Part 4: The Perfect [Data] Storm

Oh, and: there is a lot of money in data science. A lot.

As our society relies ever more heavily on digitized data collection and automated decision making, those with the right skill sets to help shape these new infrastructures will continue to be in demand for awhile.

Everybody's building a data science program these days

...and UGA is no exception!

Not just tech companies! Any company that deals with any kind of data will likely have a need for highly trained data scientists.

We live in an era where

• cheap digital storage
• powerful computing hardware
• unprecedented digital connectivity

have combined to create a perfect storm for those with the skills to ingest, structure, and analyze all the data that is being generated.

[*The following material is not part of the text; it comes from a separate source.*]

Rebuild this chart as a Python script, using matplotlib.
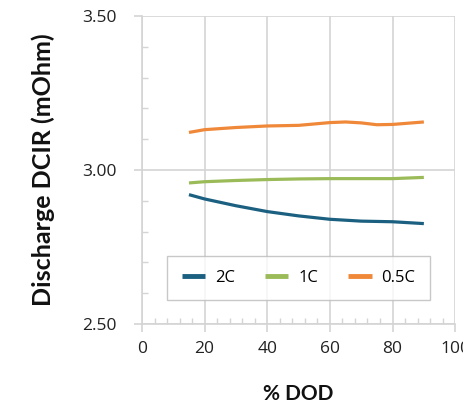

By the end of this course, my goal is for you to have those skills!

Review Questions

Some things to consider. Work on these with a classmate, or even in the Slack channel.

1: Why is the combination of hacking skills and substantive expertise, devoid of math and statistics knowledge, considered the "danger zone"?

2: Of the six divisions of "GDS," which one do you think is most prevalent in mainstream media? Why?

3: What's wrong with saying that data science is just statistics, but with computers?

4: Think of a company you wouldn't normally consider a "tech company," and contemplate how they might use a data science division to improve their bottom line.

Course Administrivia

Website: https://eds-uga.github.io/csci1360e-su18 (course schedule and syllabus are here)

Lectures: Mondays, Wednesdays, and Fridays (except this week and in the case of holidays)

Programming Assignments: 10 of them (not including "Assignment 0"), all to be done on JupyterHub. Released every Tuesday & Thursday.

Exams: 2 of them (midterm and final)

Slack: Dedicated Slack team, https://eds-uga-csci1360.slack.com, to ask and answer questions.

JupyterHub

This is the web portal through which all the programming assignments AND exams will be done. Part of Assignment 0 will be familiarizing yourself with how it works!

https://jupyterhub.cs.uga.edu

• Your username is your UGA MyID
• Your password is also your UGA MyID
• JupyterHub is NOT connected to CAS, so don't use your MyID password

To repeat: your initial JupyterHub password is NOT your current UGA password, but rather, simply, your MyID username. Assignment 0 will take you through how to change your password to whatever you want.

Grading

• Assignments: 60% (10 of them)
• Participation: 5% (asking and answering questions in Slack)
• Midterm Exam: 15% (Tuesday, June 28)
• Final Exam: 20% (Monday, July 30)

The exams will take place on JupyterHub. More details to follow on those, but briefly: you'll be given a 24-hour period on those dates within which you can start the exams anytime.

Ample opportunities for extra credit on assignments and exams.

Don't ask about doing "extra" extra credit. Just don't. kthx bai

Please don't copy code.

Slack

https://eds-uga-csci1360.slack.com

This is where all course communication will take place.

• Lecture announcements
• Homework announcements
• Answering questions
• Posting cool links
• etc.

You're still welcome to send me emails (put "CSCI 1360E" in the subject), but I'll probably just answer the questions in Slack anyway.

Questions?

https://eds-uga.github.io/csci1360e-su18

Appendix: Additional Resources

1. Grus, Joel. Data Science from Scratch: First Principles with Python. 2015.
2. Donoho, David. 50 Years of Data Science. 2010.